How many are in prison? Dobbs cites a 2005 report with federal and state prisoner populations and then throws in a separate figure for local jails from 2006, which I couldn't track down. In any case, it's much easier to take this 2006 report from the U.S. Department of Justice which gives you the combined federal, state, and local populations by race and age group. This report only includes prisoners 18 and older, however. For the population of those in juvenile facilities, you have to go the Census of Juveniles in Residential Placement.
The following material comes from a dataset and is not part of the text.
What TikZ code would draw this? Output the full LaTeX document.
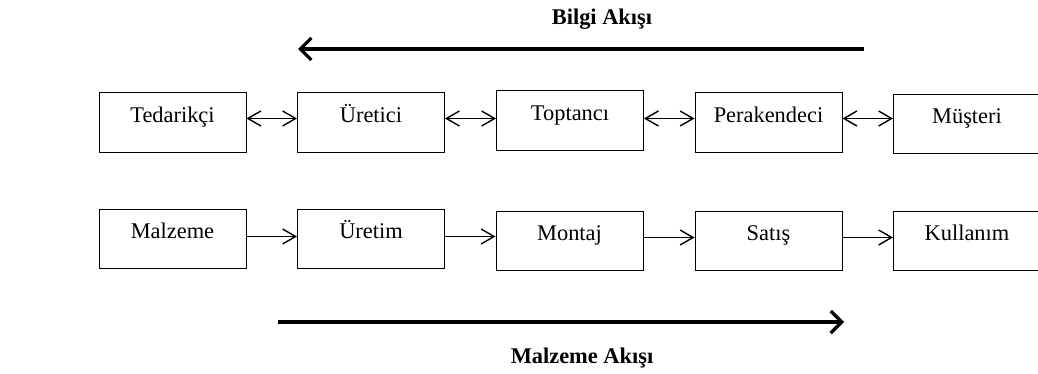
\documentclass[tikz,border=0pt]{standalone}
\usepackage{fontspec}
\setmainfont{Liberation Serif}
\usepackage{tikz}
\usetikzlibrary{shapes,arrows.meta,positioning}
\tikzstyle{stage} = [draw,line width=0.5pt,rectangle,inner sep=0,minimum width=73.5pt,text height=14.5pt,text depth=15pt,font=\fontsize{11.2}{13}\selectfont]
\tikzstyle{link} = [line width=0.7pt,arrows={-Straight Barb[length=6.5pt,width=7.5pt]}]
\tikzstyle{both} = [line width=0.7pt,arrows={Straight Barb[length=6.5pt,width=7.5pt]-Straight Barb[length=6.5pt,width=7.5pt]}]
\tikzstyle{flow} = [line width=1.6pt,arrows={-Straight Barb[length=5.5pt,width=11pt]}]
\tikzstyle{caption} = [anchor=base,inner sep=0,font=\fontsize{11.2}{13}\selectfont\bfseries]
\def \up {2pt}

\begin{document}
\begin{tikzpicture}[x=0.5pt,y=-0.5pt]
  \path[use as bounding box,clip] (0,0) rectangle (1038,374);

  % bilgi
  \node[stage] (ted) at (172.5,122.5) {Tedarikçi};
  \node[stage] (uri) at (371,122.5) {Üretici};
  \node[stage] (top) at (570,120.5) {Toptancı};
  \node[stage] (per) at (768.5,122.5) {Perakendeci};
  \node[stage] (mus) at (967,124) {Müşteri};

  \draw[both] ([yshift=\up]ted.east) -- ([yshift=\up]ted.east -| uri.west);
  \draw[both] ([yshift=\up]uri.east) -- ([yshift=\up]uri.east -| top.west);
  \draw[both] ([yshift=\up]per.west -| top.east) -- ([yshift=\up]per.west);
  \draw[both] ([yshift=\up]per.east) -- ([yshift=\up]per.east -| mus.west);

  % malzeme
  \node[stage] (mal) at (172.5,238.5) {Malzeme};
  \node[stage] (ure) at (371,238.5) {Üretim};
  \node[stage] (mon) at (569.5,240.5) {Montaj};
  \node[stage] (sat) at (768.5,240.5) {Satış};
  \node[stage] (kul) at (967,240.5) {Kullanım};

  \draw[link] ([yshift=1pt]mal.east) -- ([yshift=1pt]mal.east -| ure.west);
  \draw[link] ([yshift=1pt]ure.east) -- ([yshift=1pt]ure.east -| mon.west);
  \draw[link] ([yshift=1.5pt]mon.east) -- ([yshift=1.5pt]mon.east -| sat.west);
  \draw[link] ([yshift=1.5pt]sat.east) -- ([yshift=1.5pt]sat.east -| kul.west);

  % akislar
  \coordinate (bs) at (864,49);
  \coordinate (be) at (298,49);
  \draw[flow] (bs) -- (be);
  \node[caption] (bilgi) at (602,25) {Bilgi Akışı};

  \coordinate (ms) at (278,322);
  \coordinate (me) at (844,322);
  \draw[flow] (ms) -- (me);
  \node[caption] (malz) at (582,363) {Malzeme Akışı};
\end{tikzpicture}
\end{document}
The racial breakdown for juveniles with the most recent data (2003) is here.

Combining these two data sources, you get the following:

Age Black male prisoners
15-18 30,311 (juveniles)
18-19 33,000
20-24 160,000
25-29 156,200
30-34 132,400
35-39 120,500
40-44 103,000
45-54 101,000
55+ 79,000
___ ______
Total 867,000 (rounded to nearest thousand)

This confirms that there are, just barely, more black men of all ages incarcerated (867,000) than black men in college (864,000). Dobbs suggest this is not a valid comparison, because the age profiles of the two groups are different. However, the two age profiles are not so different (the bulk of prisoners are in their 20s, and there are many older black men in college), and it's a shocking statement any way any slice it.

If you add the figures up for the preferred 15-34 age group, you see that there are 512,000 incarcerated young black men in as compared to 710,000 in college. So it is the case that the number in college does nudge out the number in prison. But the figures are of the same order of magnitude, rather than differing by a factor of three, as Dobbs' writeup suggests.

All in all, given that the numbers are pretty close, it seems extreme to label this a "hoary myth" or a "fib." No one would argue that Obama is fundamentally misrepresenting what is happening.

Two other points: I think it's probably the case that in the late 80s and early 90s, when Obama was working as a community organizer and law professor in Chicago, the number of young black men in prison was higher than the number in college. (This was after the huge Reagan-era increase in incarceration rates and before the Democrats had enacted measures to expand college access.) This may be a stylized fact Obama picked up back then and has been repeating ever since. Additionally, the statement is undoubtedly true among particular African American populations, e.g. those living in inner-city neighborhoods.

If this is, as Dobbs says, "Obama's Most Revealing Fib," what does it reveal? I'd say it shows that he is dedicated to bringing about change to avoid the tragic circumstances that put a half million young black men in prison, and that his understanding of the challenges is rooted in his own experience trying to effect change in Chicago.